Directive:
In the material below, please retype the lines from the very first through the one with "(t2) at (64.7,72.5)", exactly and without pictures.

Data extract:
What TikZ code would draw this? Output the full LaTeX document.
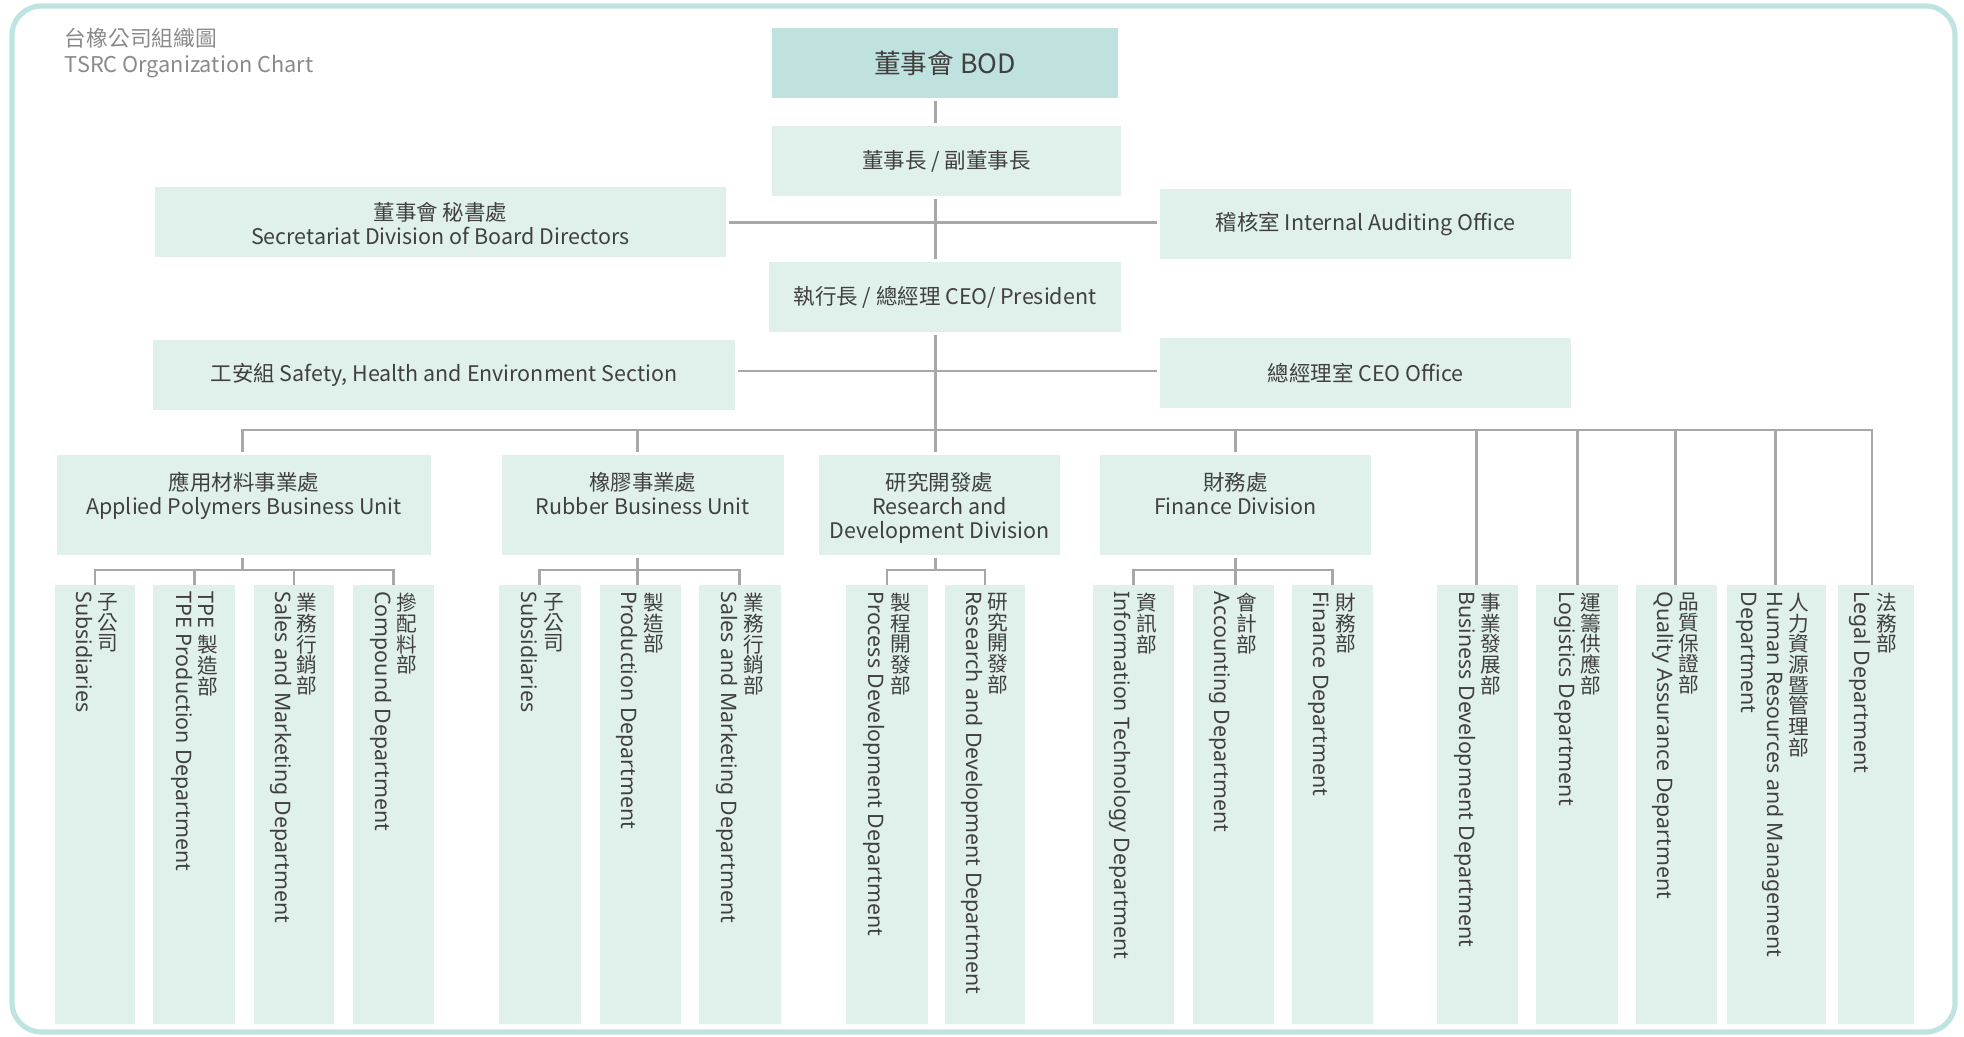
\documentclass[tikz,border=0pt]{standalone}
\usepackage{fontspec}
\setmainfont{Noto Sans CJK TC}
\newfontfamily\enfont{Noto Sans}
\newfontfamily\cjkfont{Noto Sans CJK TC}
\usetikzlibrary{fit,calc}
\definecolor{boxfill}{HTML}{E0F0EB}
\definecolor{bodfill}{HTML}{BFE2DF}
\definecolor{framec}{HTML}{BFE3E0}
\definecolor{linec}{HTML}{A8A8A8}
\definecolor{txt}{HTML}{404040}
\definecolor{titlec}{HTML}{8A8A8A}
\newcommand{\dept}[5]{%
  \node[deptbox, fit={(#2,585) (#3,1024)}] (#1) {};
  \node[vcjk] (#1c) at ($(#1.north east)+(-27.5,8.3)$) {#4};
  \node[ventxt] (#1e) at ($(#1.north east)+(-59,6.5)$) {#5};
}
\begin{document}
\begin{tikzpicture}[x=0.75pt,y=-0.75pt,
  hbox/.style={fill=boxfill, inner sep=0pt},
  bodbox/.style={fill=bodfill, inner sep=0pt},
  htxt/.style={inner sep=0pt, text=txt, align=center, font=\fontsize{16.1pt}{18pt}\selectfont},
  bodtxt/.style={htxt, font=\fontsize{20pt}{24pt}\selectfont},
  deptbox/.style={fill=boxfill, inner sep=0pt},
  conn/.style={draw=linec, line width=2.1pt},
  gap/.style={shorten <=1.8pt, shorten >=1.8pt},
  ventxt/.style={rotate=-90, anchor=base west, inner sep=0pt, text=txt, font=\enfont\fontsize{16pt}{19pt}\selectfont},
  vcjk/.style={anchor=north, inner sep=0pt, align=center, text=txt, font=\cjkfont\fontsize{15.5pt}{15.5pt}\selectfont},
  ttl/.style={anchor=base west, inner sep=0pt, text=titlec, font=\fontsize{16.3pt}{19pt}\selectfont},
]
\useasboundingbox (0,0) rectangle (1964,1037);
\draw[framec, line width=3.9pt, rounded corners=22pt] (12,6) rectangle (1955,1032);

% title
\node[ttl] (t1) at (64.7,47) {台橡公司組織圖};
\node[ttl] (t2) at (64.7,72.5) {TSRC Organization Chart};

% top boxes
\node[bodbox, fit={(772,28) (1118,98)}] (bod) {};
\node[bodtxt] (bodt) at (bod.center) {董事會 BOD};
\node[hbox, fit={(772,126) (1121,196)}] (chair) {};
\node[htxt] (chairt) at (chair.center) {董事長 / 副董事長};
\node[hbox, fit={(155,187) (726,257)}] (sec) {};
\node[htxt] (sect) at ($(sec.center)+(0,1.5)$) {董事會 秘書處\\Secretariat Division of Board Directors};
\node[hbox, fit={(1160,189) (1571,259)}] (audit) {};
\node[htxt] (auditt) at (audit.center) {稽核室 Internal Auditing Office};
\node[hbox, fit={(769,262) (1121,332)}] (ceo) {};
\node[htxt] (ceot) at (ceo.center) {執行長 / 總經理 CEO/ President};
\node[hbox, fit={(153,340) (735,410)}] (safety) {};
\node[htxt] (safetyt) at (safety.center) {工安組 Safety, Health and Environment Section};
\node[hbox, fit={(1160,338) (1571,408)}] (ceooff) {};
\node[htxt] (ceoofft) at (ceooff.center) {總經理室 CEO Office};

% division boxes
\node[deptbox, fit={(57,455) (431,555)}] (apbu) {};
\node[htxt, anchor=north] (apbut) at ($(apbu.north)+(0,17)$) {應用材料事業處\\Applied Polymers Business Unit};
\node[deptbox, fit={(501.5,455) (784,555)}] (rubber) {};
\node[htxt, anchor=north] (rubbert) at ($(rubber.north)+(0,17)$) {橡膠事業處\\Rubber Business Unit};
\node[deptbox, fit={(819,455) (1060,555)}] (rnd) {};
\node[htxt, anchor=north] (rndt) at ($(rnd.north)+(0,17)$) {研究開發處\\Research and\\Development Division};
\node[deptbox, fit={(1100,455) (1371,555)}] (fin) {};
\node[htxt, anchor=north] (fint) at ($(fin.north)+(0,17)$) {財務處\\Finance Division};

% vertical departments
\dept{a1}{54.6}{135.2}{子\\公\\司}{Subsidiaries}
\node[deptbox, fit={(153.1,585) (235.2,1024)}] (a2) {};
\node[ventxt] (a2t) at ($(a2.north east)+(-37.4,6.5)$) {TPE};
\node[vcjk] (a2c) at ($(a2.north east)+(-27.5,50.5)$) {製\\造\\部};
\node[ventxt] (a2e) at ($(a2.north east)+(-59,6.5)$) {TPE Production Department};
\dept{a3}{253.6}{334.2}{業\\務\\行\\銷\\部}{Sales and Marketing Department}
\dept{a4}{353.1}{434.2}{摻\\配\\料\\部}{Compound Department}
\dept{r1}{499}{580.6}{子\\公\\司}{Subsidiaries}
\dept{r2}{599.5}{680.6}{製\\造\\部}{Production Department}
\dept{r3}{699}{780.6}{業\\務\\行\\銷\\部}{Sales and Marketing Department}
\dept{d1}{846.4}{927.7}{製\\程\\開\\發\\部}{Process Development Department}
\dept{d2}{944.6}{1025.4}{研\\究\\開\\發\\部}{Research and Development Department}
\dept{f1}{1092.8}{1173.6}{資\\訊\\部}{Information Technology Department}
\dept{f2}{1192.8}{1273.6}{會\\計\\部}{Accounting Department}
\dept{f3}{1291.9}{1372.7}{財\\務\\部}{Finance Department}
\dept{s1}{1437}{1518}{事\\業\\發\\展\\部}{Business Development Department}
\dept{s2}{1536}{1618}{運\\籌\\供\\應\\部}{Logistics Department}
\dept{s3}{1636}{1716.5}{品\\質\\保\\證\\部}{Quality Assurance Department}
\dept{s4}{1727}{1826}{人\\力\\資\\源\\暨\\管\\理\\部}{Human Resources and Management}
\node[ventxt] (s4e2) at ($(s4.north east)+(-84.5,6.5)$) {Department};
\dept{s5}{1838}{1913.6}{法\\務\\部}{Legal Department}

% reference coordinates
\coordinate (tr) at (935.5,0);
\coordinate (h1) at (0,222.7);
\coordinate (h2) at (0,371);
\coordinate (bus) at (0,430);
\coordinate (sb) at (0,570);
\coordinate (xa) at (242.3,0);
\coordinate (xr) at (637.8,0);
\coordinate (xf) at (1235.7,0);
\coordinate (xs1) at (1476.8,0);
\coordinate (xs2) at (1577.3,0);
\coordinate (xs3) at (1675.5,0);
\coordinate (xs4) at (1775.5,0);
\coordinate (xs5) at (1872,0);

% connectors top
\draw[conn, gap] (bod.south -| tr) -- (chair.north -| tr);
\draw[conn, gap] (chair.south -| tr) -- (ceo.north -| tr);
\draw[conn, gap] (sec.east |- h1) -- (audit.west |- h1);
\draw[conn, gap] (safety.east |- h2) -- (ceooff.west |- h2);
\draw[conn, shorten <=1.8pt, shorten >=2.4pt] (ceo.south -| tr) -- (rnd.north -| tr);
% main bus
\draw[conn, shorten <=2.4pt] (apbu.north -| xa) -- (xa |- bus) -- (xs5 |- bus) -- (s5.north -| xs5);
\draw[conn, shorten >=2.4pt] (xr |- bus) -- (rubber.north -| xr);
\draw[conn, shorten >=2.4pt] (xf |- bus) -- (fin.north -| xf);
\draw[conn] (xs1 |- bus) -- (s1.north -| xs1);
\draw[conn] (xs2 |- bus) -- (s2.north -| xs2);
\draw[conn] (xs3 |- bus) -- (s3.north -| xs3);
\draw[conn] (xs4 |- bus) -- (s4.north -| xs4);

% APBU subtree
\draw[conn, shorten <=2.4pt] (apbu.south -| xa) -- (xa |- sb);
\draw[conn] (a1.north) -- (a1.north |- sb) -- (a4.north |- sb) -- (a4.north);
\draw[conn] (a2.north |- sb) -- (a2.north);
\draw[conn] (a3.north |- sb) -- (a3.north);
% Rubber subtree
\draw[conn, shorten <=2.4pt] (rubber.south -| xr) -- (r2.north -| xr);
\draw[conn] (r1.north) -- (r1.north |- sb) -- (r3.north |- sb) -- (r3.north);
% R&D subtree
\draw[conn, shorten <=2.4pt] (rnd.south -| tr) -- (tr |- sb);
\draw[conn] (d1.north) -- (d1.north |- sb) -- (d2.north |- sb) -- (d2.north);
% Finance subtree
\draw[conn, shorten <=2.4pt] (fin.south -| xf) -- (f2.north -| xf);
\draw[conn] (f1.north) -- (f1.north |- sb) -- (f3.north |- sb) -- (f3.north);
\end{tikzpicture}
\end{document}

Problem solution:
What TikZ code would draw this? Output the full LaTeX document.
\documentclass[tikz,border=0pt]{standalone}
\usepackage{fontspec}
\setmainfont{Noto Sans CJK TC}
\newfontfamily\enfont{Noto Sans}
\newfontfamily\cjkfont{Noto Sans CJK TC}
\usetikzlibrary{fit,calc}
\definecolor{boxfill}{HTML}{E0F0EB}
\definecolor{bodfill}{HTML}{BFE2DF}
\definecolor{framec}{HTML}{BFE3E0}
\definecolor{linec}{HTML}{A8A8A8}
\definecolor{txt}{HTML}{404040}
\definecolor{titlec}{HTML}{8A8A8A}
\newcommand{\dept}[5]{%
  \node[deptbox, fit={(#2,585) (#3,1024)}] (#1) {};
  \node[vcjk] (#1c) at ($(#1.north east)+(-27.5,8.3)$) {#4};
  \node[ventxt] (#1e) at ($(#1.north east)+(-59,6.5)$) {#5};
}
\begin{document}
\begin{tikzpicture}[x=0.75pt,y=-0.75pt,
  hbox/.style={fill=boxfill, inner sep=0pt},
  bodbox/.style={fill=bodfill, inner sep=0pt},
  htxt/.style={inner sep=0pt, text=txt, align=center, font=\fontsize{16.1pt}{18pt}\selectfont},
  bodtxt/.style={htxt, font=\fontsize{20pt}{24pt}\selectfont},
  deptbox/.style={fill=boxfill, inner sep=0pt},
  conn/.style={draw=linec, line width=2.1pt},
  gap/.style={shorten <=1.8pt, shorten >=1.8pt},
  ventxt/.style={rotate=-90, anchor=base west, inner sep=0pt, text=txt, font=\enfont\fontsize{16pt}{19pt}\selectfont},
  vcjk/.style={anchor=north, inner sep=0pt, align=center, text=txt, font=\cjkfont\fontsize{15.5pt}{15.5pt}\selectfont},
  ttl/.style={anchor=base west, inner sep=0pt, text=titlec, font=\fontsize{16.3pt}{19pt}\selectfont},
]
\useasboundingbox (0,0) rectangle (1964,1037);
\draw[framec, line width=3.9pt, rounded corners=22pt] (12,6) rectangle (1955,1032);

% title
\node[ttl] (t1) at (64.7,47) {台橡公司組織圖};
\node[ttl] (t2) at (64.7,72.5) {TSRC Organization Chart};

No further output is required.